Authorities Close the Country's Only Journalists' Association

Document from The International Freedom Of Expression Exchange, 26 February 2001

Paris—In a letter to Information Minister Lucas Nguema Esono, RSF asked for information on the exact reasons for the closure of the Equitorial Guinea Press Association (ASOPGE). RSF asked the minister to refer the matter to the appropriate authorities in order that this measure be cancelled. With the closure of this association, journalists in Equatorial Guinea lose their only space for freedom, stated Robert Menard, RSF's secretary-general. The organisation noted that this decision is a violation of the rights to freedom of expression and association guaranteed by the International Covenant on Civil and Political Rights, which Equatorial Guinea has ratified.

According to information obtained by RSF, the mayor of Malabo, Gabriel Mba Bela, ordered the closure of ASOPGE on 21 February 2001. Municipal police went to the association's headquarters and closed the office until further order. The two volunteers present in the headquarters were expelled. When he was contacted by Pedro Nolasco Ndong, ASOPGE's president, Mba Bela refused to give reasons for his decision. Legalised in 1997, ASOPGE's mission was to group journalists from the private and public press. Two new private weeklies, La Opinion and El Tiempo, use the association's computer equipment and print their publications there.
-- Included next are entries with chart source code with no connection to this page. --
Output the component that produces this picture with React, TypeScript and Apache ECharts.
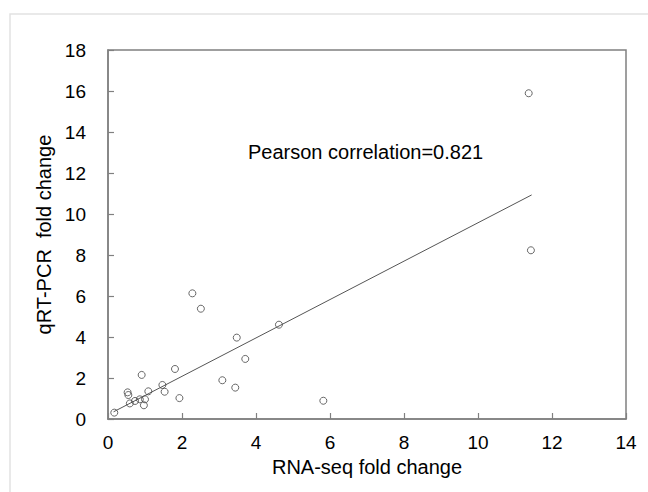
import React, { useEffect, useRef } from "react";
import * as echarts from "echarts";

const rnaSeq = [11.37, 11.43, 5.82, 2.28, 2.51, 4.62, 3.48, 3.71, 3.09, 3.44, 1.93, 1.81, 0.91, 1.47, 1.53, 1.09, 0.53, 0.55, 0.59, 0.73, 0.86, 1.0, 0.97, 0.17];
const qrtPcr = [15.89, 8.23, 0.89, 6.13, 5.38, 4.6, 3.97, 2.93, 1.89, 1.53, 1.02, 2.44, 2.15, 1.66, 1.33, 1.35, 1.3, 1.17, 0.76, 0.88, 0.96, 0.96, 0.67, 0.31];
const fitX = [0.15, 11.45];
const fitY = [0.35, 10.93];
const xTicks = [0, 2, 4, 6, 8, 10, 12, 14];
const yTicks = [0, 2, 4, 6, 8, 10, 12, 14, 16, 18];
const annotation = "Pearson correlation=0.821";
const xTitle = "RNA-seq fold change";
const yTitle = "qRT-PCR  fold change";

export default function App() {
  const ref = useRef<HTMLDivElement>(null);
  useEffect(() => {
    if (!ref.current) return;
    const chart = echarts.init(ref.current, undefined, { renderer: "svg" });
    const font = "'Liberation Sans', Arial, sans-serif";
    const axisColor = "#808080";
    chart.setOption({
      animation: false,
      backgroundColor: "#fff",
      textStyle: { fontFamily: font },
      grid: {
        left: 108,
        top: 50,
        right: 22,
        bottom: 73,
        show: true,
        borderColor: axisColor,
        borderWidth: 1.5,
      },
      xAxis: {
        type: "value",
        min: xTicks[0],
        max: xTicks[xTicks.length - 1],
        interval: 2,
        name: xTitle,
        nameLocation: "middle",
        nameGap: 38,
        nameTextStyle: { color: "#000", fontSize: 20, fontFamily: font },
        axisLine: { show: true, lineStyle: { color: axisColor, width: 1.5 } },
        axisTick: { show: true, inside: true, length: 6, lineStyle: { color: axisColor, width: 1.2 } },
        axisLabel: { color: "#000", fontSize: 19, margin: 14, fontFamily: font },
        splitLine: { show: false },
      },
      yAxis: {
        type: "value",
        min: yTicks[0],
        max: yTicks[yTicks.length - 1],
        interval: 2,
        name: yTitle,
        nameLocation: "middle",
        nameGap: 46,
        nameTextStyle: { color: "#000", fontSize: 20, fontFamily: font },
        axisLine: { show: true, lineStyle: { color: axisColor, width: 1.5 } },
        axisTick: { show: true, inside: true, length: 6, lineStyle: { color: axisColor, width: 1.2 } },
        axisLabel: { color: "#000", fontSize: 19, margin: 22, fontFamily: font },
        splitLine: { show: false },
      },
      graphic: [
        {
          type: "rect",
          shape: { x: 10, y: 14, width: 800, height: 600 },
          style: { fill: "none", stroke: "#e2e2e2", lineWidth: 1.5 },
          silent: true,
          z: -10,
        },
        {
          type: "text",
          left: 248,
          top: 142,
          style: { text: annotation, fill: "#000", fontSize: 20, fontFamily: font },
        },
      ],
      series: [
        {
          type: "line",
          data: fitX.map((x, i) => [x, fitY[i]]),
          symbol: "none",
          lineStyle: { color: "#555", width: 1 },
          z: 1,
        },
        {
          type: "scatter",
          data: rnaSeq.map((x, i) => [x, qrtPcr[i]]),
          symbol: "circle",
          symbolSize: 7,
          itemStyle: { color: "transparent", borderColor: "#444", borderWidth: 1 },
          z: 2,
        },
      ],
    });
    return () => chart.dispose();
  }, []);
  return <div ref={ref} style={{ position: "fixed", left: 0, top: 0, width: 648, height: 492 }} />;
}
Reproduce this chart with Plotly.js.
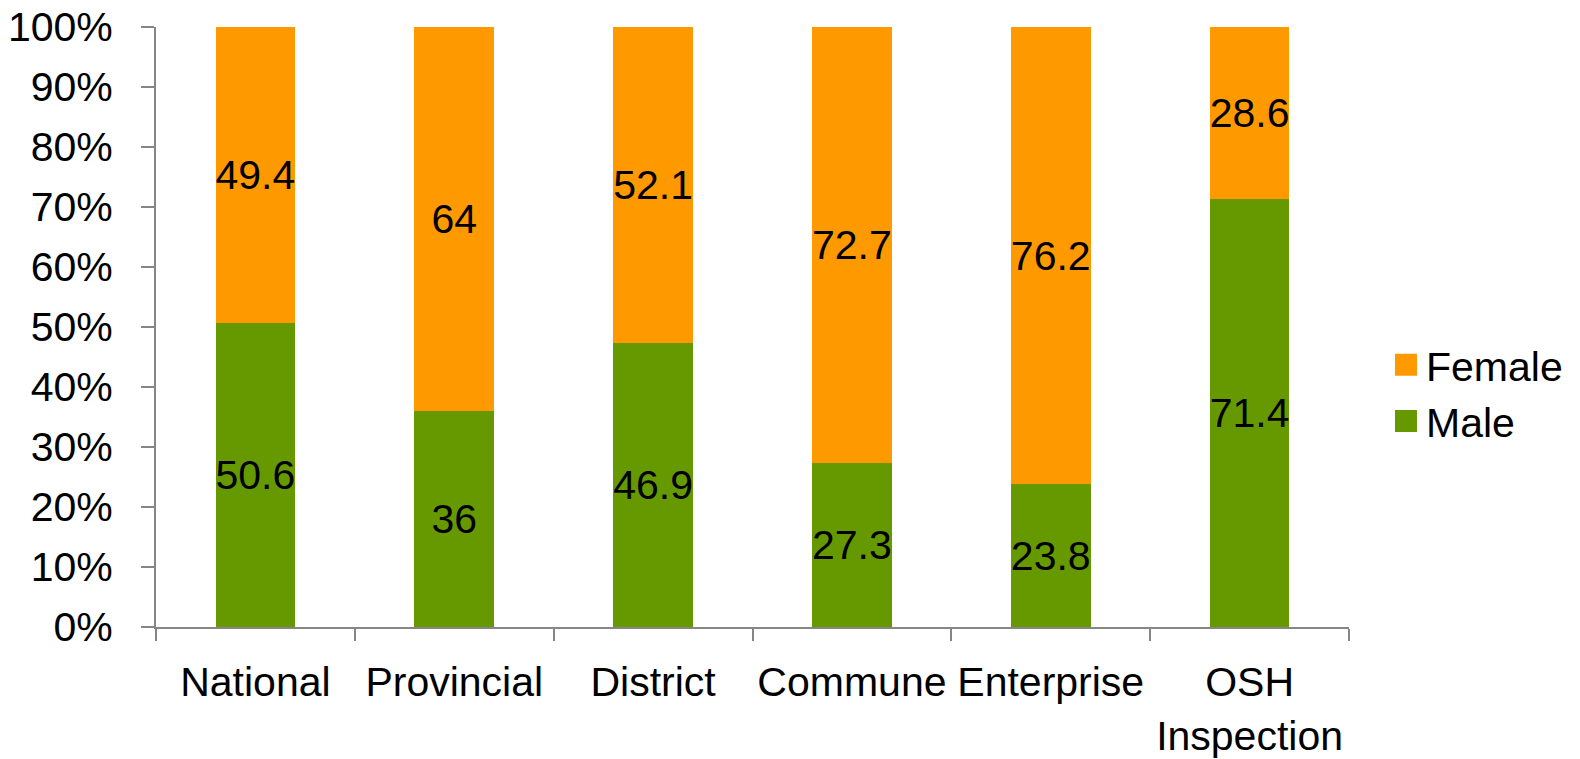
<!DOCTYPE html>
<html>
<head>
<meta charset="utf-8">
<script src="https://cdn.plot.ly/plotly-3.0.1.min.js"></script>
<style>html,body{margin:0;padding:0;background:#fff;}#chart{width:1580px;height:759px;}</style>
</head>
<body>
<div id="chart"></div>
<script>
const categories = ["National", "Provincial", "District", "Commune", "Enterprise", "OSH<br>Inspection"];
const maleValues = [50.6, 36, 46.9, 27.3, 23.8, 71.4];
const femaleValues = [49.4, 64, 52.1, 72.7, 76.2, 28.6];
const yTickValues = [0, 10, 20, 30, 40, 50, 60, 70, 80, 90, 100];
const yTickLabels = ["0%", "10%", "20%", "30%", "40%", "50%", "60%", "70%", "80%", "90%", "100%"];

const FONT = "Liberation Sans, Arial, sans-serif";
const common = {
  type: "bar",
  x: categories,
  textposition: "inside",
  insidetextanchor: "middle",
  constraintext: "none",
  textangle: 0,
  textfont: {family: FONT, size: 41, color: "#000"},
  hoverinfo: "skip"
};
const data = [
  Object.assign({}, common, {name: "Male", y: maleValues, text: maleValues.map(String), marker: {color: "#669900"}}),
  Object.assign({}, common, {name: "Female", y: femaleValues, text: femaleValues.map(String), marker: {color: "#FF9900"}})
];
const layout = {
  width: 1580, height: 759,
  margin: {l: 156, r: 228, t: 27, b: 132},
  barmode: "stack",
  barnorm: "percent",
  bargap: 0.6,
  paper_bgcolor: "#fff", plot_bgcolor: "#fff",
  font: {family: FONT, size: 41, color: "#000"},
  showlegend: true,
  legend: {x: 1.031, y: 0.39, yanchor: "middle", xanchor: "left", font: {family: FONT, size: 41, color: "#000"}, traceorder: "reversed", itemwidth: 30},
  xaxis: {
    type: "category",
    tickson: "boundaries",
    tickangle: 0,
    ticks: "outside", ticklen: 12, tickcolor: "#868686", tickwidth: 2,
    showline: true, linecolor: "#868686", linewidth: 2,
    showgrid: false, zeroline: false,
    tickfont: {family: FONT, size: 41, color: "#000"},
    ticklabelstandoff: 18
  },
  yaxis: {
    range: [0, 100],
    tickvals: yTickValues, ticktext: yTickLabels,
    ticks: "outside", ticklen: 13, tickcolor: "#868686", tickwidth: 2,
    showline: true, linecolor: "#868686", linewidth: 2,
    showgrid: false, zeroline: false,
    tickfont: {family: FONT, size: 41, color: "#000"},
    ticklabelstandoff: 20
  }
};
Plotly.newPlot("chart", data, layout, {displayModeBar: false, staticPlot: true}).then(function (gd) {
  gd.querySelectorAll(".legend .legendpoints path").forEach(function (p) {
    p.setAttribute("d", "M11,11H-11V-11H11Z");
  });
});
</script>
</body>
</html>
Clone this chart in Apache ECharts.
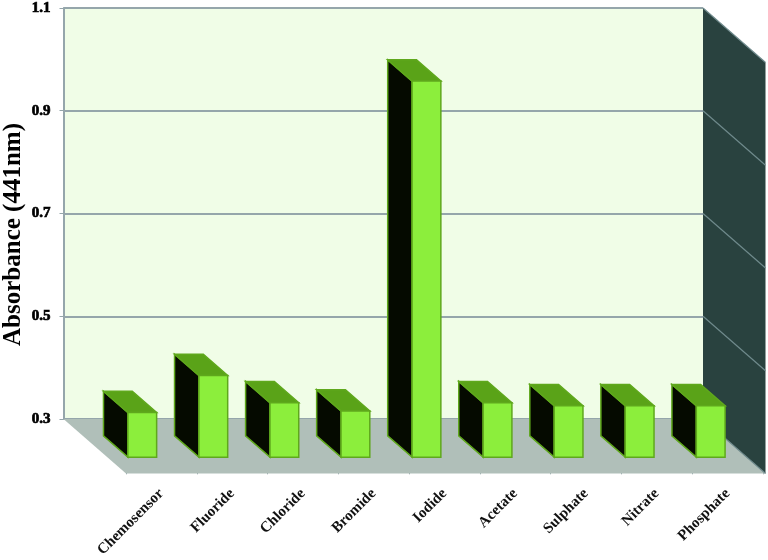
<!DOCTYPE html>
<html>
<head>
<meta charset="utf-8">
<style>
html,body{margin:0;padding:0;background:#fff}
#main{width:768px;height:560px}
</style>
<script src="https://cdn.jsdelivr.net/npm/echarts@6/dist/echarts.min.js"></script>
</head>
<body>
<div id="main"></div>
<script>
var categories = ['Chemosensor','Fluoride','Chloride','Bromide','Iodide','Acetate','Sulphate','Nitrate','Phosphate'];
var absorbance = [0.387,0.459,0.406,0.390,1.032,0.406,0.400,0.400,0.400];
var yTicks = [0.3,0.5,0.7,0.9,1.1];

// fake 3d: how far the front of the plot sits from the back wall, in px
var depthX = 62.5, depthY = 54.5;
var barBack = 0.31, barFront = 0.70;   // bar depth, as part of plot depth
var barStart = 0.29, barWidth = 0.405; // bar position, as part of a band

var chart = echarts.init(document.getElementById('main'));

function poly(points, fill, stroke) {
    return {
        type: 'polygon',
        shape: {points: points},
        style: {fill: fill, stroke: stroke || fill, lineWidth: stroke ? 1.5 : 0}
    };
}

function renderFloor(params, api) {
    var g = params.coordSys;
    var b = g.y + g.height, r = g.x + g.width;
    return {
        type: 'group',
        children: [
            poly([[g.x,b],[r,b],[r+depthX,b+depthY],[g.x+depthX,b+depthY]], '#b0bfb9'),
            poly([[r,g.y],[r+depthX,g.y+depthY],[r+depthX,b+depthY],[r,b]], '#29423f')
        ]
    };
}

function renderWallLine(params, api) {
    var g = params.coordSys;
    var y = api.coord([0, api.value(0)])[1];
    var r = g.x + g.width;
    return {
        type: 'line',
        shape: {x1: r, y1: y, x2: r + depthX, y2: y + depthY},
        style: {stroke: '#6f8a8c', lineWidth: 1.2}
    };
}

function renderBar(params, api) {
    var i = api.value(0);
    var band = api.size([1,0])[0];
    var top = api.coord([i, api.value(1)]);
    var base = api.coord([i, yTicks[0]]);
    var x0 = base[0] - band/2 + band*barStart;
    var w = band*barWidth;
    var xb = x0 + depthX*barBack, xf = x0 + depthX*barFront;
    var ob = depthY*barBack, of = depthY*barFront;
    var line = '#5fa81c';
    return {
        type: 'group',
        children: [
            poly([[xb,top[1]+ob],[xf,top[1]+of],[xf,base[1]+of],[xb,base[1]+ob]], '#050a00', line),
            poly([[xb,top[1]+ob],[xb+w,top[1]+ob],[xf+w,top[1]+of],[xf,top[1]+of]], '#5aa318', line),
            poly([[xf,top[1]+of],[xf+w,top[1]+of],[xf+w,base[1]+of],[xf,base[1]+of]], '#8cee3c', line)
        ]
    };
}

var barData = categories.map(function(c,i){ return [i, absorbance[i]]; });

var option = {
    animation: false,
    backgroundColor: '#fff',
    textStyle: {fontFamily: '"Liberation Serif"'},
    grid: [
        {left: 63.5, right: 65, top: 8, bottom: 141, show: true, backgroundColor: '#f0fde7', borderWidth: 0},
        {left: 126, right: 5, top: 62.5, bottom: 86.5}
    ],
    xAxis: [
        {type: 'category', data: categories, gridIndex: 0, axisLine: {show: false}, axisTick: {show: false}, axisLabel: {show: false}},
        {
            type: 'category', data: categories, gridIndex: 1,
            axisLine: {show: true, lineStyle: {color: '#95a6ab', width: 1}},
            axisTick: {show: true, length: 5, lineStyle: {color: '#95a6ab'}},
            axisLabel: {interval: 0, rotate: 45, margin: 22, color: '#111', fontSize: 15, fontWeight: 'bold', fontFamily: '"Liberation Serif"'}
        }
    ],
    yAxis: [
        {
            type: 'value', gridIndex: 0, min: 0.3, max: 1.1, interval: 0.2,
            axisLine: {show: true, lineStyle: {color: '#95a6ab', width: 2}},
            axisTick: {show: true, length: 4, lineStyle: {color: '#95a6ab'}},
            axisLabel: {margin: 13, color: '#000', fontSize: 15, fontWeight: 'bold', fontFamily: '"Liberation Serif"', textBorderColor: '#000', textBorderWidth: 0.7, formatter: function(v){ return v.toFixed(1); }},
            splitLine: {show: true, lineStyle: {color: '#95a6ab', width: 2}}
        },
        {type: 'value', gridIndex: 1, min: 0.3, max: 1.1, interval: 0.2, show: false}
    ],
    graphic: [{
        type: 'text', x: 14, y: 234.5, rotation: Math.PI/2,
        style: {text: 'Absorbance (441nm)', fill: '#000', font: 'bold 25px "Liberation Serif"', align: 'center', verticalAlign: 'middle'}
    }],
    series: [
        {type: 'custom', name: 'floor', silent: true, xAxisIndex: 0, yAxisIndex: 0, clip: false, z: 1, renderItem: renderFloor, data: [0]},
        {type: 'custom', name: 'wall lines', silent: true, xAxisIndex: 0, yAxisIndex: 0, clip: false, z: 2, renderItem: renderWallLine, encode: {y: 0}, data: yTicks.map(function(v){ return [v]; })},
        {type: 'custom', name: 'Absorbance', silent: true, xAxisIndex: 0, yAxisIndex: 0, clip: false, z: 3, renderItem: renderBar, encode: {x: 0, y: 1}, data: barData}
    ]
};
chart.setOption(option);
</script>
</body>
</html>
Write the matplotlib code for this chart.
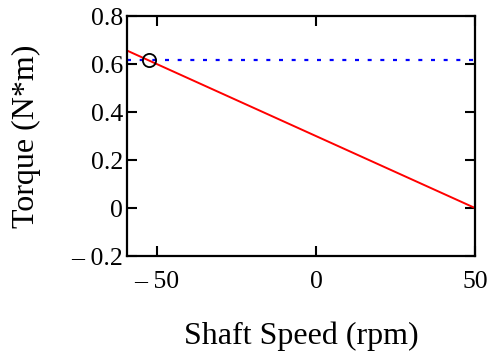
import matplotlib.pyplot as plt

# Datos
speed = [-59.4, 50.0]          # rpm
torque = [0.656, 0.0]          # N*m
load_torque = 0.615            # línea de carga
op_speed = -52.5               # punto de operación
op_torque = 0.615

xticks = [-50, 0, 50]
xticklabels = ['\u2013 50', '0', '50']
yticks = [-0.2, 0, 0.2, 0.4, 0.6, 0.8]
yticklabels = ['\u2013 0.2', '0', '0.2', '0.4', '0.6', '0.8']

plt.rcParams['font.family'] = ['Liberation Serif', 'DejaVu Serif']

fig = plt.figure(figsize=(4.93, 3.54), dpi=100)
ax = fig.add_axes([0.2576, 0.2768, 0.7059, 0.678])

ax.plot(speed, torque, color='red', lw=1.4)
ax.axhline(load_torque, color='blue', lw=1.6, linestyle=(0, (1.8, 3.9)))
ax.plot(op_speed, op_torque, 'o', mfc='none', mec='black', mew=1.3, ms=9.5)

ax.set_xlim(-59.4, 50)
ax.set_ylim(-0.2, 0.8)
ax.set_xticks(xticks)
ax.set_xticklabels(xticklabels)
ax.set_yticks(yticks)
ax.set_yticklabels(yticklabels)

for s in ax.spines.values():
    s.set_linewidth(1.6)
ax.tick_params(direction='in', length=7.5, width=1.5, top=True, right=True,
               labelsize=18.5)
ax.tick_params(axis='x', pad=11)
ax.tick_params(axis='y', pad=3)

ax.set_xlabel('Shaft Speed (rpm)', fontsize=23, labelpad=20)
ax.set_ylabel('Torque (N*m)', fontsize=23, labelpad=22)

fig.savefig('out.png', dpi=100)
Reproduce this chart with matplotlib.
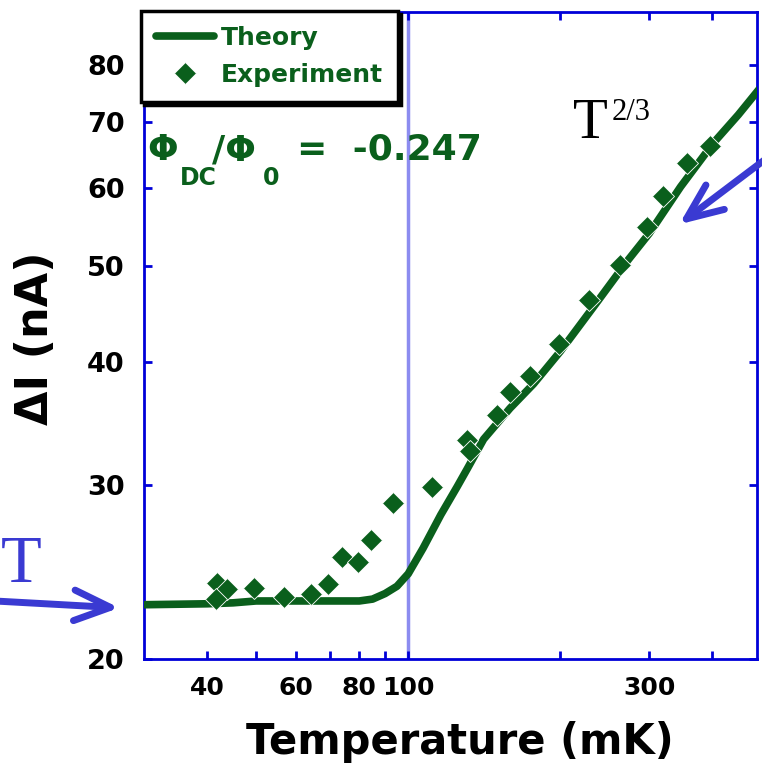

In Equatorial Guinea, access to information is totally controlled by the authorities. All the electronic media are subject to censorship and the private press is almost non-existent. The governing party controls the country's main publications, radio stations and television network. Several people have been arrested for being in possession of La Verdad, an opposition party magazine, and documents from non-governmental organisations.